Parasite (Parasitology, #1)(57)



“Get out of here. Don’t come back until tomorrow.”

“You heard the boss,” said Nathan. He laced his fingers through mine and led me toward the door. I went willingly, relieved that I wasn’t going to need to call him after all. This conversation was going to be awkward enough without trying to have it over the phone. I wasn’t even sure where I would begin.

The bell over the door jingled again as we left the shelter for the street, and the sweet, welcoming warmth of the late summer air. Nathan kept my hand until we reached the car, where he released me in order to unlock the doors. I was inside and buckled by the time he finished his approach of the driver’s seat.

Nathan blinked when he opened the door and found me already settled. “Are you in a hurry to get somewhere?” he asked.

“I’m in a hurry to get somewhere alone with you,” I said. “Do you think we could get takeout and go back to your place? I wanted to talk to you.”

“You want to talk?” Nathan’s expression sobered, like he was steeling himself against the inevitable. “Sal, I know I’ve been pretty busy lately, but—”

“What? No! This isn’t the breakup talk. Jeez, Nathan, I don’t even know how to have the breakup talk. You’re the only boyfriend I’ve ever had.” Sally had dated. Sally had dated quite a lot, as her checkered Facebook archives would readily testify. I knew I hadn’t been physically a virgin the first time I’d had sex. But none of that counted for me, not really; that was all part of another lifetime, one that I didn’t remember at all.

“Then what’s going on?”

“I’ll tell you when we’re at your apartment, okay?” I looked at my shoulder bag resting against my feet, and managed to restrain the urge to pick it up and clutch it for dear life. Things were getting too confusing, too fast, and I didn’t know how to make them go the other way anymore. If there had ever been a way to make them go the other way—I wasn’t sure there had been.

“Okay,” said Nathan, and started the car. “Indian okay?”

“Indian sounds great,” I said, and closed my eyes.

Thirty minutes later, we were seated on Nathan’s couch with takeout containers in front of us. By mutual unspoken consent, we unpacked and ate, sitting in comfortable if anticipatory silence. I hadn’t been able to break for lunch—things had been too hectic at the shelter—and I didn’t realize how hungry I actually was until I smelled food. Then all conversation, no matter how important, was put on hold in favor of calories.

When we were both too full to eat another bite, we leaned back on the couch, surveying the ruins of our meal. “I think I’m going to explode,” said Nathan.

“That would be messy,” I said. “Please don’t.”

“The maid service would have to hose down the ceiling, not you.”

I shuddered exaggeratedly. “That was a sentence I never needed to hear.
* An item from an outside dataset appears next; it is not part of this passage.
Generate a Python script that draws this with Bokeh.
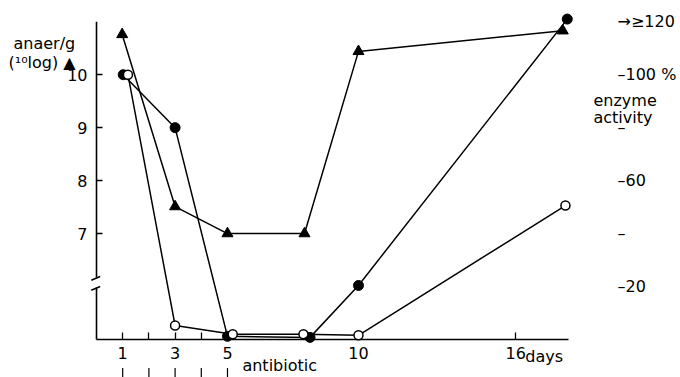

You understand that, don’t you?”

“Forgive me?” asked Nathan, and smiled.

“Always.” I smiled back. Then I sobered. “Nathan, about before…”

He paused, smile fading. “I wondered when we’d get back to this,” he said, and grimaced, sitting up. “Okay, Sal. What’s going on? I’m sorry if I pushed you last night.”
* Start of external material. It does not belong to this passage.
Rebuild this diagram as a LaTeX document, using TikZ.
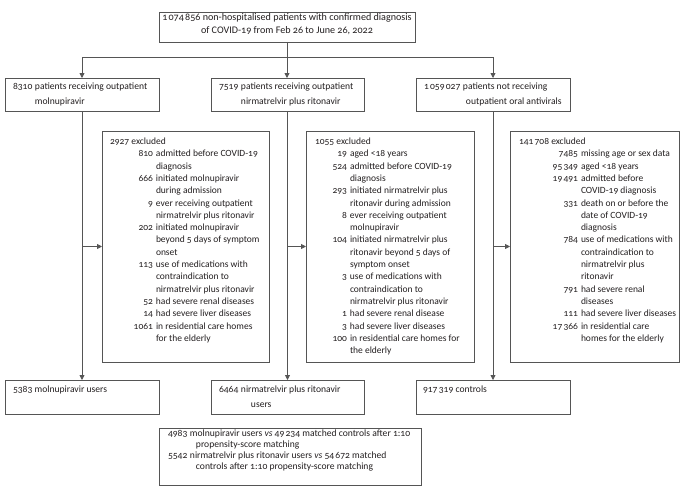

“No, it’s okay; I understand. That’s sort of what this is about.” I sketched out the events of the day as quickly and economically as I could without leaving anything out; it was surprisingly easy, once I managed to get started. Nathan didn’t ask any questions. He just listened, expression solemn, until I finished talking myself out. For a moment, silence stretched between us like a thin wire, drawn tight and vibrating with the things that neither of us were saying.
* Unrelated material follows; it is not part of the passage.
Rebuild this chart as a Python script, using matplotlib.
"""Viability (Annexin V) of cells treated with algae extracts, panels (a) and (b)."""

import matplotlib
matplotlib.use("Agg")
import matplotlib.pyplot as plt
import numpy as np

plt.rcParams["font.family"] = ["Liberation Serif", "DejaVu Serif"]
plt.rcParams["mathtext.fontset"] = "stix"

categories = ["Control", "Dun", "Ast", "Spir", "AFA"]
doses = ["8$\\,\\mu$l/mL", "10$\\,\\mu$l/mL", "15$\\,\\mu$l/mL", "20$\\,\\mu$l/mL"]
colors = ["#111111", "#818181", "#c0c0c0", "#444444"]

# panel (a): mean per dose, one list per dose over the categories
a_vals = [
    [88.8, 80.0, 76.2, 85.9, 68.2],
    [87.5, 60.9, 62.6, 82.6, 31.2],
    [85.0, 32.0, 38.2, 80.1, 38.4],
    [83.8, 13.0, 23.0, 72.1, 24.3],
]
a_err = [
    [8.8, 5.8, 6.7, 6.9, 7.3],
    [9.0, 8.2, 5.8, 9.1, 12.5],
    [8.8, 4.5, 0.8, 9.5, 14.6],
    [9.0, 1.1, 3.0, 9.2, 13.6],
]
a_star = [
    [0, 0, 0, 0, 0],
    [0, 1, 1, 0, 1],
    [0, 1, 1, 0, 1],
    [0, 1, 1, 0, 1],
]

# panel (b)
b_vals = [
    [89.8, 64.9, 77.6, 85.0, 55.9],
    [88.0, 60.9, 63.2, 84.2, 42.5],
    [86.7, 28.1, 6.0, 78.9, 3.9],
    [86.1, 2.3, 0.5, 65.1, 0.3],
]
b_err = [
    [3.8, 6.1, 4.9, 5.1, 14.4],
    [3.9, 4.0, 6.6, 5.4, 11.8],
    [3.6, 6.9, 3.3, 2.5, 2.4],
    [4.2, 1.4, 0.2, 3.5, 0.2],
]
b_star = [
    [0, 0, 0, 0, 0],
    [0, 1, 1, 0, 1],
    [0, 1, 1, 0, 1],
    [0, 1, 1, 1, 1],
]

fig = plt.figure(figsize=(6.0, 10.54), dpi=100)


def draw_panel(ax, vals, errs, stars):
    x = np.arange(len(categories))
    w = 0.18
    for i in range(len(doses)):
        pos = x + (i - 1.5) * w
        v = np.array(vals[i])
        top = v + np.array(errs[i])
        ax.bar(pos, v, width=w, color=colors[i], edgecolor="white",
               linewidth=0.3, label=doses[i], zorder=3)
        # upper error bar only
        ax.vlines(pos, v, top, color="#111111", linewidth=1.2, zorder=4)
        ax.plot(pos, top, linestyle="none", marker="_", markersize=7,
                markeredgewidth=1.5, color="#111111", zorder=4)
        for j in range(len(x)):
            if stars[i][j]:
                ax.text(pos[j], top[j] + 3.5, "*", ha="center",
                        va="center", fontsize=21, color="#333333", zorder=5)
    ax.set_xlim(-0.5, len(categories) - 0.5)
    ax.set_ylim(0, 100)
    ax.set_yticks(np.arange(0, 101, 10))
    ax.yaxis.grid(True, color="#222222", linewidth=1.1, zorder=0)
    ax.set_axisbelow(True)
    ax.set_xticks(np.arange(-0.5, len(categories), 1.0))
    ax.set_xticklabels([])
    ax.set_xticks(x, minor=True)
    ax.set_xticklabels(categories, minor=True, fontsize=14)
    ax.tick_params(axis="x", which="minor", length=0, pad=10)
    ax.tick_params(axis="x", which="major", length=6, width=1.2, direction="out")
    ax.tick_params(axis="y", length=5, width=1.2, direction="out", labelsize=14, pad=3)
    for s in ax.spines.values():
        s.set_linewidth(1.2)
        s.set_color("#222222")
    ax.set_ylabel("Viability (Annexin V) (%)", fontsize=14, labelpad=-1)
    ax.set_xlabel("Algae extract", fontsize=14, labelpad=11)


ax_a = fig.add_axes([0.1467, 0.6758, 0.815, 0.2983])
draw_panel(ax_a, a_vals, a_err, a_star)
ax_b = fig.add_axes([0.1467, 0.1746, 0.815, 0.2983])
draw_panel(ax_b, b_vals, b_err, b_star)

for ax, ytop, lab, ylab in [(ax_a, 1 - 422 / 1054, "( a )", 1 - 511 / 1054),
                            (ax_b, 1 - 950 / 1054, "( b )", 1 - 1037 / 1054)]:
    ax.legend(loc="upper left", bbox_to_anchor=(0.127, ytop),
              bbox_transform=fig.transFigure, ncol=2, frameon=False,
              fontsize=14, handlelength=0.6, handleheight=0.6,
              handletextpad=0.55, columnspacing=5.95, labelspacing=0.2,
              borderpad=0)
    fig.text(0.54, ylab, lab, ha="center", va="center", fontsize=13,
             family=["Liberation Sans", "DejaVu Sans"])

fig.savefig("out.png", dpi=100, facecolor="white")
Finally, he asked, “Can I see the note?”

I reached for my shoulder bag, pulled out the notebook, and handed it to him wordlessly. He’d read my journal before; there was nothing there that I was worried about him seeing. He flipped past the pages with my handwriting, slowing as he encountered the blank pages that followed. He stopped when he reached the note.

“ ‘Knowing the direction doesn’t mean you have to go,’ ” he read aloud. Nathan raised his head, frowning. “You said the woman on the phone seemed to be quoting something. Do you remember what else she said?”

“Um… something about maps getting you lost. I didn’t really understand it.”

Nathan paled. “Was it something like ‘certain lines can’t be uncrossed; certain maps will get you lost’?”

“Yes!” I sat up straighter. “How did you know that?”

“It’s from a children’s book. Well, supposedly a children’s book. The older I get, the more I think that it was actually one of those books that’s meant to look like it’s for children but is actually a parody intended for adults. Someone shelved it wrong, it wound up in my library, and my mother read it to me every night before I went to bed from the time I was four until she left us.” Nathan shook his head. “It was called Don’t Go Out Alone. I’ve looked for years, but I’ve never found another copy.”

“That’s… weird,” I said. Nathan didn’t talk about his mother much, beyond saying that they had been close, she had died when he was very young, and it had taken him years of therapy to get even partially over it. He had no pictures of her anywhere; I didn’t even know her name. Maybe that was strange, and maybe it wasn’t. I was never sure what “strange” meant when you applied it to real people, instead of to questions in a sociology textbook. My sample size was too small.